[Material for this task]:
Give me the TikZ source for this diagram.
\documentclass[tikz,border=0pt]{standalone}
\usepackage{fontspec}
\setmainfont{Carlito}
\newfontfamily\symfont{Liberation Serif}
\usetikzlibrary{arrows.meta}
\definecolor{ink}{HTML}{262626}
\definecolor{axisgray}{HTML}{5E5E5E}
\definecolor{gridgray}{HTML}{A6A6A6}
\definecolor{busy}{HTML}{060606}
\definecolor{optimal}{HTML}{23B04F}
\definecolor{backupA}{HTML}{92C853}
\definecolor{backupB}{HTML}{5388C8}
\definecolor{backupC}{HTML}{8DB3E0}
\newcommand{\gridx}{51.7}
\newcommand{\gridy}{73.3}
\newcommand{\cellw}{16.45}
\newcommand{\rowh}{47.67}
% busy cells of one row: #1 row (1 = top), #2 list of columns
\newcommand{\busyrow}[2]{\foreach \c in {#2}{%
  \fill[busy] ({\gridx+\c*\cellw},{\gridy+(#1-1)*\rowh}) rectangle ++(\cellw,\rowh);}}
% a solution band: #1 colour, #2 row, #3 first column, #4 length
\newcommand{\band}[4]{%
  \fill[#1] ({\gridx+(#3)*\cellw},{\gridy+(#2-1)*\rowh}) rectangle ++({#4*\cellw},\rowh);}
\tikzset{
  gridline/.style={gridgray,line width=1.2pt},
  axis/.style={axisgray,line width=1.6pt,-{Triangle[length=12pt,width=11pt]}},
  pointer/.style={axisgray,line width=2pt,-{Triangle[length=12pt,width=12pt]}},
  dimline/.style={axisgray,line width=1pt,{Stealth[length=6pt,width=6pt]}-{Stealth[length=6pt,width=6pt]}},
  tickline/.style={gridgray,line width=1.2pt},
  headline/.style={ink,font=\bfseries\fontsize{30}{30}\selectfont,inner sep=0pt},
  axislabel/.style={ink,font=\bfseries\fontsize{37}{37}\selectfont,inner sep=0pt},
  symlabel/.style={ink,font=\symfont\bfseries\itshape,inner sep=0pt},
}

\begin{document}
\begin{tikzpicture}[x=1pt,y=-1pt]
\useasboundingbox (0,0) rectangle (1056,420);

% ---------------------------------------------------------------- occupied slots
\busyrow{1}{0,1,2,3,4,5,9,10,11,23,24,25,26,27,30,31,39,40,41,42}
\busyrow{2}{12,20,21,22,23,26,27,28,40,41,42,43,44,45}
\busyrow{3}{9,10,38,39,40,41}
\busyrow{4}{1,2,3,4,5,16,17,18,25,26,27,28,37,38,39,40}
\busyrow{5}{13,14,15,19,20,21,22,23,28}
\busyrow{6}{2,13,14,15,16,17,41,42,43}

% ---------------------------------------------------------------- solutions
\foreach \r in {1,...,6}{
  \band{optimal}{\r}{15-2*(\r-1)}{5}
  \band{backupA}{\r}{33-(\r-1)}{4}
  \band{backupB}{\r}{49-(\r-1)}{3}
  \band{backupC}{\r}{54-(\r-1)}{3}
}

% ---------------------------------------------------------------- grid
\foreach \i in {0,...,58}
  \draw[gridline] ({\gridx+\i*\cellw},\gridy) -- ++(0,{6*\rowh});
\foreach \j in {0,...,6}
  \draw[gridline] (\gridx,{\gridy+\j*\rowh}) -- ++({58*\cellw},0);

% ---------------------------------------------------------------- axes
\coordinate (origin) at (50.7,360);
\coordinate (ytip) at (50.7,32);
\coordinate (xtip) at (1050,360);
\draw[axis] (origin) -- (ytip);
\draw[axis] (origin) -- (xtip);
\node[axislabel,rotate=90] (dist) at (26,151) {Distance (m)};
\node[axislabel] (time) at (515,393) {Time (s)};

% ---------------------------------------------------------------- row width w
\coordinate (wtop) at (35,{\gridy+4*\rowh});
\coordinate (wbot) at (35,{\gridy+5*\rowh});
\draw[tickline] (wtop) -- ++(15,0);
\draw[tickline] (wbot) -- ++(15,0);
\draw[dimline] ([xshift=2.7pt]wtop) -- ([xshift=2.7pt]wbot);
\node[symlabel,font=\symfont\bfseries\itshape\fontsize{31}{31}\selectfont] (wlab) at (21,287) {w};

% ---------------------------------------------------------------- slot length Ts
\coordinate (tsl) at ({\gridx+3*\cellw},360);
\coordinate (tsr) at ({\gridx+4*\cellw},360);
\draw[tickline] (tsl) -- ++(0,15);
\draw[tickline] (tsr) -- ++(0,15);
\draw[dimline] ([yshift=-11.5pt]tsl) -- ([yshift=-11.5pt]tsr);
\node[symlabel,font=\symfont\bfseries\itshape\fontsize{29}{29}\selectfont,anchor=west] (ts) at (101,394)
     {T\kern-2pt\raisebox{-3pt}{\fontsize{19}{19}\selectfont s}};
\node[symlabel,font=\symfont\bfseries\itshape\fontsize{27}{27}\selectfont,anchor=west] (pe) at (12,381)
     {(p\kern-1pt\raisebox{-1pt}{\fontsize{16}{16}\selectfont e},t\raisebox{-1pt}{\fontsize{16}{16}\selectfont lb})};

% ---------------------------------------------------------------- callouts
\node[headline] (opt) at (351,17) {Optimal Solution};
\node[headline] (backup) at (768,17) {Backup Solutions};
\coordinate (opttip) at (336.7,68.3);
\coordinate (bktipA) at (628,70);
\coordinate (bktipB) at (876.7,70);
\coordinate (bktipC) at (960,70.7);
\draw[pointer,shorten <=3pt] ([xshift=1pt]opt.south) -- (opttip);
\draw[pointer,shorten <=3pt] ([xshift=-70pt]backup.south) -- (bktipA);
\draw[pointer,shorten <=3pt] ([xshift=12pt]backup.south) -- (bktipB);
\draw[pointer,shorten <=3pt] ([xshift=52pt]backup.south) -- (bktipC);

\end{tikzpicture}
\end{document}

...

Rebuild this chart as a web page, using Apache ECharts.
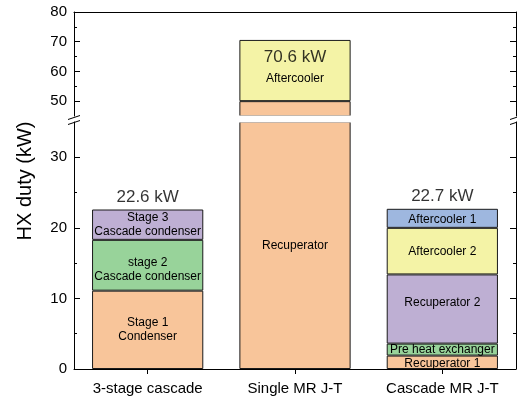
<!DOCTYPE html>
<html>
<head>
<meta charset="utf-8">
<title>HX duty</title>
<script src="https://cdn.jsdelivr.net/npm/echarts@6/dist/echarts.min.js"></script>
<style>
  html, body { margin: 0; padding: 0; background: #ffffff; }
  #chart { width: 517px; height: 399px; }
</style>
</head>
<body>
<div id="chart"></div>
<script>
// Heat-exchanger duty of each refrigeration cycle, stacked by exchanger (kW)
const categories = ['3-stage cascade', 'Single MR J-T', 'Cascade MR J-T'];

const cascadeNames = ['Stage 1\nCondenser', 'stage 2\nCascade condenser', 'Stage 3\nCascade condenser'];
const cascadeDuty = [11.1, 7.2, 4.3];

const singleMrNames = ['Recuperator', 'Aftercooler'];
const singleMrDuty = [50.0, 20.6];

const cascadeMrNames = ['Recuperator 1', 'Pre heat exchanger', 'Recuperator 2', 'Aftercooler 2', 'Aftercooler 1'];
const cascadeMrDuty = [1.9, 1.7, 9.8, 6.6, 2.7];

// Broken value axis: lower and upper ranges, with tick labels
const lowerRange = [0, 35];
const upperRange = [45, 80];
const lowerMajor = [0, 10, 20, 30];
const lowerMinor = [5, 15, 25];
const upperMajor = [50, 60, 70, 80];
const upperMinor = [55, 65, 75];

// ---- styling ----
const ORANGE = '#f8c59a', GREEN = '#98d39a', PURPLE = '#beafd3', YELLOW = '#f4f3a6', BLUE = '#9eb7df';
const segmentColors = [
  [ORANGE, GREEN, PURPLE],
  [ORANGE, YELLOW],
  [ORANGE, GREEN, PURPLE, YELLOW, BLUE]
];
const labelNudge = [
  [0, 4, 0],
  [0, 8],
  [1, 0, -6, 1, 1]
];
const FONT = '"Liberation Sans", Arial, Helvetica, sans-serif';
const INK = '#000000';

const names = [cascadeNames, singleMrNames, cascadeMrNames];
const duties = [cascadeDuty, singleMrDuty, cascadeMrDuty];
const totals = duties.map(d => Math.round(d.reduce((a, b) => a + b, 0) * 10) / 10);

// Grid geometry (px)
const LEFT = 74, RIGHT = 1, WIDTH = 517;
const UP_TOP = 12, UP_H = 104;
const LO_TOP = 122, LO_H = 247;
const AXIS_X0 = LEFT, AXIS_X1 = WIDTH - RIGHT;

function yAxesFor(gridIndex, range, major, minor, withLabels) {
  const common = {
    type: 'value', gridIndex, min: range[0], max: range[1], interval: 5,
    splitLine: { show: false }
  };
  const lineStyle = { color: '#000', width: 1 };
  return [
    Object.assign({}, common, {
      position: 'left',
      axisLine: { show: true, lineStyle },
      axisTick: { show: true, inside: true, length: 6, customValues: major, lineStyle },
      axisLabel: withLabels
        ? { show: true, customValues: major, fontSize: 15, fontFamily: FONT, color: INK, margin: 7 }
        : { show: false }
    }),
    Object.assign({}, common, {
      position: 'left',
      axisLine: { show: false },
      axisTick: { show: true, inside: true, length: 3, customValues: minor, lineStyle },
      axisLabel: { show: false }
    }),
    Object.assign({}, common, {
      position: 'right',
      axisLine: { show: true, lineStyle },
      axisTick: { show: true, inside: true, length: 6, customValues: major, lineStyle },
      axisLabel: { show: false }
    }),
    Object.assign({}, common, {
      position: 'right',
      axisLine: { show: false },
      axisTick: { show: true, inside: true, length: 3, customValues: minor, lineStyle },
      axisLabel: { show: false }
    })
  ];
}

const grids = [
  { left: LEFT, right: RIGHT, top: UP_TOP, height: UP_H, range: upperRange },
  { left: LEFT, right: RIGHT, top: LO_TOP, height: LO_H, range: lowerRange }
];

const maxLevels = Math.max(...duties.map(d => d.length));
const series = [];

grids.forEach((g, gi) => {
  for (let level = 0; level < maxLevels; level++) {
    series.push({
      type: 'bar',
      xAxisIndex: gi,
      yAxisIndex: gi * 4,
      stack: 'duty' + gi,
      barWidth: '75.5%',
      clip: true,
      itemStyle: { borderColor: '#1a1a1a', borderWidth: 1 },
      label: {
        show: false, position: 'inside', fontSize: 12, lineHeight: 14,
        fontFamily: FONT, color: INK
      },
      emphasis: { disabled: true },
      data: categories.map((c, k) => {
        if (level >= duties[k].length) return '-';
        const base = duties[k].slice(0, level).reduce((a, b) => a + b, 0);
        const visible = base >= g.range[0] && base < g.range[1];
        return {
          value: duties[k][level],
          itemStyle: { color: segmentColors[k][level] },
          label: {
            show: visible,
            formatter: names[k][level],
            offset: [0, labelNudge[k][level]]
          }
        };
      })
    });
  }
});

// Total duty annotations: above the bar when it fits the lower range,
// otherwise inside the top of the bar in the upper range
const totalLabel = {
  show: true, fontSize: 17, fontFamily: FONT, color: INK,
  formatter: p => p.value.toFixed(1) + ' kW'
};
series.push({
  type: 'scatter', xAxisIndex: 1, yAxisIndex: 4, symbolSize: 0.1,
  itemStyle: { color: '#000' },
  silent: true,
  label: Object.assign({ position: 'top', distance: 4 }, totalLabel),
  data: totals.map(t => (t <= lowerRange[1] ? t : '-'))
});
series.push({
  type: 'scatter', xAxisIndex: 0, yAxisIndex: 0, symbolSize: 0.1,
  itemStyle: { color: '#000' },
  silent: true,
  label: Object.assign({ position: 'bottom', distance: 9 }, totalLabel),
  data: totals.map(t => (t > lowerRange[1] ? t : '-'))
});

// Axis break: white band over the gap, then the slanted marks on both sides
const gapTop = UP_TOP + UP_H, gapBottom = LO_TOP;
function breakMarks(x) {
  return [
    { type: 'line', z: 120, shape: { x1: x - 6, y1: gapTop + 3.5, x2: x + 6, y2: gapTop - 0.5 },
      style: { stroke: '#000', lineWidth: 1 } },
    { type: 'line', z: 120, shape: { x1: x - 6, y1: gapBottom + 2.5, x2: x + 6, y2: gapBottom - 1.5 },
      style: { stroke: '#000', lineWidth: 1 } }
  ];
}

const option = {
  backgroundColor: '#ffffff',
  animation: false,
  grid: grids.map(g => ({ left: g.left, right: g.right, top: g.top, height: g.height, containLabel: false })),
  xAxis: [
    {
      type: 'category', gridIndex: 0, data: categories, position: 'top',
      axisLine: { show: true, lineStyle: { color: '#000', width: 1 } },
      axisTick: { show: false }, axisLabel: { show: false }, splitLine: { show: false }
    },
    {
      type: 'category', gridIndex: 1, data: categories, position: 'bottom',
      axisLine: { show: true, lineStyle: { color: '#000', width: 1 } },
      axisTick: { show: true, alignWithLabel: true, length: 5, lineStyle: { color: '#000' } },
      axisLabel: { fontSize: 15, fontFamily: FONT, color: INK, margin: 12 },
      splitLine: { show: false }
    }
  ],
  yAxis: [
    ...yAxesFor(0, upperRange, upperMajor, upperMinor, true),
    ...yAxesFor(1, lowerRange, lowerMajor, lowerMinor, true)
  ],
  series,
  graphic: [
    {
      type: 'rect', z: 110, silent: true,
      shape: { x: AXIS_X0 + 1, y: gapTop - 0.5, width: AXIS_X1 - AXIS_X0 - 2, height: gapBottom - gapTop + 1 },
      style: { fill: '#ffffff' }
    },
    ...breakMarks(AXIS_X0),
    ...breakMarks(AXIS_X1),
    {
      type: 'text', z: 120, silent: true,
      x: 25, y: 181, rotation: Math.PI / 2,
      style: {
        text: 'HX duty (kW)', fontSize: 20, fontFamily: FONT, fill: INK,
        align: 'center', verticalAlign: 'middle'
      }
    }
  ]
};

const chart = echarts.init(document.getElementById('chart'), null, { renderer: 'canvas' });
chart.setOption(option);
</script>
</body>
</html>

[Exercise prompt]:
Leave out the pictures, and copy only the lines from the one holding "Rebuild this chart" through the one holding "const singleMrDuty = [50.0, 20.6];", exactly as written.

[Answer]:
Rebuild this chart as a web page, using Apache ECharts.
<!DOCTYPE html>
<html>
<head>
<meta charset="utf-8">
<title>HX duty</title>
<script src="https://cdn.jsdelivr.net/npm/echarts@6/dist/echarts.min.js"></script>
<style>
  html, body { margin: 0; padding: 0; background: #ffffff; }
  #chart { width: 517px; height: 399px; }
</style>
</head>
<body>
<div id="chart"></div>
<script>
// Heat-exchanger duty of each refrigeration cycle, stacked by exchanger (kW)
const categories = ['3-stage cascade', 'Single MR J-T', 'Cascade MR J-T'];

const cascadeNames = ['Stage 1\nCondenser', 'stage 2\nCascade condenser', 'Stage 3\nCascade condenser'];
const cascadeDuty = [11.1, 7.2, 4.3];

const singleMrNames = ['Recuperator', 'Aftercooler'];
const singleMrDuty = [50.0, 20.6];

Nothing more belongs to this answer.